Di fronte all'imbarazzo generale sulla inconcludenza
di Renzi, il centrodestra deve ritrovare le ragioni dell'unità per offrire al
Paese un'alternativa credibile. L’Italia
attende un segnale di speranza.
Sta a Palazzo Chigi senza aver vinto alcuna
elezione, salvo essere stato scelto in regolari votazioni appena da centomila
fiorentini, assurto poi ai vertici del suo partito con primarie alquanto dubbie
di valore privatistico e quindi, per indecente travaso automatico, a quelli
dello Stato. Ieri abbiamo assistito a un ulteriore segnale squassante di rottura
dell'equilibrio democratico.

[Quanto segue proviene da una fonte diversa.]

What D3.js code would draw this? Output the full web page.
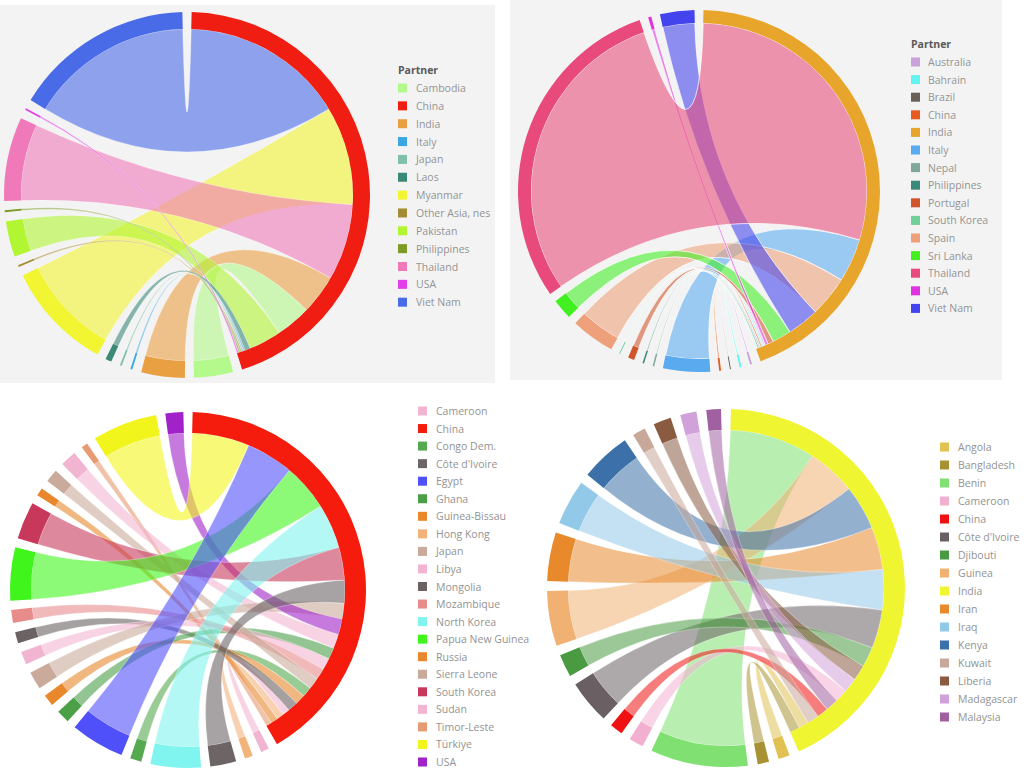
<!DOCTYPE html>
<html>
<head>
<meta charset="utf-8">
<script src="https://cdn.jsdelivr.net/npm/d3@7"></script>
<style>
  body { margin: 0; background: #fff; }
  svg { display: block; }
</style>
</head>
<body>
<div id="charts"></div>
<script>
// top left: China
var tlHub = "China";
var tlPartners = ["Cambodia", "India", "Italy", "Japan", "Laos", "Myanmar", "Other Asia, nes",
  "Pakistan", "Philippines", "Thailand", "USA", "Viet Nam"];
var tlValues = [12.5, 14, 0.6, 0.6, 2, 35, 0.6, 11.5, 0.6, 27, 0.6, 58];
var tlLegend = ["Cambodia", "China", "India", "Italy", "Japan", "Laos", "Myanmar", "Other Asia, nes",
  "Pakistan", "Philippines", "Thailand", "USA", "Viet Nam"];
var tlPalette = ["#b4f98c", "#f01e12", "#e9a043", "#3aa7e2", "#80bfa9", "#3b8a78", "#f1f532",
  "#a38c33", "#b2f533", "#7c9b22", "#f07ab9", "#e23fe8", "#4a6be8"];

// top right: India
var trHub = "India";
var trPartners = ["Australia", "Bahrain", "Brazil", "China", "Italy", "Nepal", "Philippines", "Portugal",
  "South Korea", "Spain", "Sri Lanka", "Thailand", "USA", "Viet Nam"];
var trValues = [0.6, 0.6, 0.3, 0.6, 15, 0.5, 0.5, 2, 0.3, 14, 6.5, 105, 1, 11];
var trLegend = ["Australia", "Bahrain", "Brazil", "China", "India", "Italy", "Nepal", "Philippines",
  "Portugal", "South Korea", "Spain", "Sri Lanka", "Thailand", "USA", "Viet Nam"];
var trPalette = ["#c9a2d9", "#62f4f0", "#6a5f59", "#e85a1f", "#e8a52c", "#5aaaf0", "#7fa899",
  "#3b8a79", "#d0552b", "#70cf9b", "#eea07b", "#42f022", "#e84b7b", "#e132e1", "#4444ee"];

// bottom left: China
var blHub = "China";
var blPartners = ["Cameroon", "Hong Kong", "Côte d'Ivoire", "North Korea", "Congo Dem.", "Egypt", "Ghana",
  "Guinea-Bissau", "Japan", "Libya", "Mongolia", "Mozambique", "Papua New Guinea", "South Korea",
  "Russia", "Sierra Leone", "Sudan", "Timor-Leste", "Türkiye", "USA"];
var blValues = [2.5, 2.5, 8, 15.5, 3.5, 16.6, 4, 3.5, 5.5, 4, 3.5, 4, 16.4, 11.5, 2.5, 4, 5, 2, 20, 5.5];
var blLegend = ["Cameroon", "China", "Congo Dem.", "Côte d'Ivoire", "Egypt", "Ghana", "Guinea-Bissau",
  "Hong Kong", "Japan", "Libya", "Mongolia", "Mozambique", "North Korea", "Papua New Guinea", "Russia",
  "Sierra Leone", "South Korea", "Sudan", "Timor-Leste", "Türkiye", "USA"];
var blPalette = ["#f2b5d1", "#f51c0e", "#55a94f", "#6d6466", "#5050fa", "#4a9f47", "#e8872b",
  "#f2b37b", "#c9aa9b", "#f2b5d1", "#6a6263", "#e88b8b", "#80f4ee", "#3ff51c", "#e8872b",
  "#c9aa9b", "#c8385b", "#f2b5d1", "#e89a72", "#f1f51c", "#a022c8"];

// bottom right: India
var brHub = "India";
var brPartners = ["Angola", "Bangladesh", "Benin", "Cameroon", "China", "Côte d'Ivoire", "Djibouti",
  "Guinea", "Iran", "Iraq", "Kenya", "Kuwait", "Liberia", "Madagascar", "Malaysia"];
var brValues = [3.5, 3.5, 30, 4.5, 4, 13.5, 7, 17, 15, 14, 15.5, 4, 5.5, 5, 4.5];
var brLegend = ["Angola", "Bangladesh", "Benin", "Cameroon", "China", "Côte d'Ivoire", "Djibouti",
  "Guinea", "India", "Iran", "Iraq", "Kenya", "Kuwait", "Liberia", "Madagascar", "Malaysia"];
var brPalette = ["#e0c152", "#a89132", "#80e071", "#f2b0d1", "#f01212", "#6a6063", "#4a9a41",
  "#f0b172", "#f0f532", "#e8892b", "#92c9e8", "#3b70a8", "#c8a899", "#8a5b41", "#d1a1d9", "#a161a1"];


var svg = d3.select("#charts").append("svg")
  .attr("width", 1024)
  .attr("height", 782);

// grey panels behind the two upper charts
svg.append("rect")
  .attr("x", 0).attr("y", 5)
  .attr("width", 495).attr("height", 378)
  .attr("fill", "#f3f3f3");

svg.append("rect")
  .attr("x", 510).attr("y", 0)
  .attr("width", 492).attr("height", 380)
  .attr("fill", "#f3f3f3");


function drawChord(opt) {
  var color = d3.scaleOrdinal().domain(opt.legend).range(opt.palette);
  var names = [opt.hub].concat(opt.partners);

  // hub row/column hold the flows, partners only talk to the hub
  var matrix = names.map(function(d, i) {
    return names.map(function(e, j) {
      if (i === 0 && j > 0) return opt.values[j - 1];
      if (j === 0 && i > 0) return opt.values[i - 1];
      return 0;
    });
  });

  var pad = opt.pad * Math.PI / 180;
  var chords = d3.chord()
    .padAngle(pad)
    .sortSubgroups(d3.descending)(matrix);

  var g = svg.append("g")
    .attr("transform", "translate(" + opt.cx + "," + opt.cy + ") rotate(" + (opt.pad / 2) + ")");

  var inner = opt.r - opt.ring;

  // which ribbon sits on top differs between the charts
  var ordered = chords.slice().sort(function(a, b) {
    if (opt.order === "value") return a.source.value - b.source.value;
    return a.target.index - b.target.index;
  });
  if (opt.raise) {
    ordered.sort(function(a, b) {
      return (names[a.target.index] === opt.raise) - (names[b.target.index] === opt.raise);
    });
  }

  g.selectAll("path.ribbon")
    .data(ordered)
    .enter()
    .append("path")
    .attr("class", "ribbon")
    .attr("d", d3.ribbon().radius(inner))
    .attr("fill", function(d) { return color(names[d.target.index]); })
    .attr("fill-opacity", opt.alpha)
    .attr("stroke", "#fff")
    .attr("stroke-opacity", opt.edge)
    .attr("stroke-width", 0.8);

  g.selectAll("path.group")
    .data(chords.groups)
    .enter()
    .append("path")
    .attr("class", "group")
    .attr("d", d3.arc().innerRadius(inner).outerRadius(opt.r))
    .attr("fill", function(d) { return color(names[d.index]); });
}


function drawLegend(opt) {
  var color = d3.scaleOrdinal().domain(opt.legend).range(opt.palette);
  var g = svg.append("g").attr("transform", "translate(" + opt.x + "," + opt.y + ")");

  if (opt.title) {
    g.append("text")
      .attr("x", 0)
      .attr("y", -opt.step + 4)
      .text(opt.title)
      .style("font-family", "'Open Sans', 'Noto Sans', sans-serif")
      .style("font-size", "10.5px")
      .attr("font-weight", "bold")
      .attr("fill", "#5a5a5a");
  }

  var row = g.selectAll("g.item")
    .data(opt.legend)
    .enter()
    .append("g")
    .attr("class", "item")
    .attr("transform", function(d, i) { return "translate(0," + (i * opt.step) + ")"; });

  row.append("rect")
    .attr("x", 0)
    .attr("y", -4.5)
    .attr("width", 9)
    .attr("height", 9)
    .attr("fill", function(d) { return color(d); });

  row.append("text")
    .attr("x", opt.textX)
    .attr("y", 4)
    .text(function(d) { return d; })
    .style("font-family", "'Open Sans', 'Noto Sans', sans-serif")
    .style("font-size", "10.5px")
    .attr("fill", "#939393");
}


drawChord({cx: 187, cy: 195, r: 183, ring: 17, pad: 2.92, alpha: 0.6, edge: 0.4, order: "index",
  hub: tlHub, partners: tlPartners, values: tlValues, legend: tlLegend, palette: tlPalette});
drawChord({cx: 699, cy: 191, r: 181, ring: 13, pad: 2.84, alpha: 0.58, edge: 0.9, order: "index",
  raise: "Thailand",
  hub: trHub, partners: trPartners, values: trValues, legend: trLegend, palette: trPalette});
drawChord({cx: 188, cy: 590, r: 178, ring: 21, pad: 3.0, alpha: 0.6, edge: 0.4, order: "value",
  hub: blHub, partners: blPartners, values: blValues, legend: blLegend, palette: blPalette});
drawChord({cx: 726, cy: 588, r: 179, ring: 21, pad: 3.2, alpha: 0.55, edge: 0.4, order: "index",
  hub: brHub, partners: brPartners, values: brValues, legend: brLegend, palette: brPalette});

drawLegend({x: 398, y: 88, step: 17.85, textX: 18, title: "Partner", legend: tlLegend, palette: tlPalette});
drawLegend({x: 911, y: 62, step: 17.6, textX: 17, title: "Partner", legend: trLegend, palette: trPalette});
drawLegend({x: 418, y: 411, step: 17.55, textX: 18, legend: blLegend, palette: blPalette});
drawLegend({x: 940, y: 447, step: 18, textX: 18, legend: brLegend, palette: brPalette});
</script>
</body>
</html>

Per protestare del mancato ascolto di Renzi, il
capogruppo Speranza si è dimesso. E Renzi è andato avanti come nulla fosse,
mostrando in che conto tenga i meccanismi democratici, e di fatto prendendosi
anche il ruolo di capogruppo senza essere parlamentare. Non è più tollerabile
che la democrazia in Italia sia prigioniera nell'orto del Partito democratico,
non siamo ancora al monopartitismo in Costituzione. Qualcuno lo dica, magari
anche dentro il Pd o dentro la maggioranza di governo. O c'è paura di pagare le
conseguenze di un soprassalto di coscienza?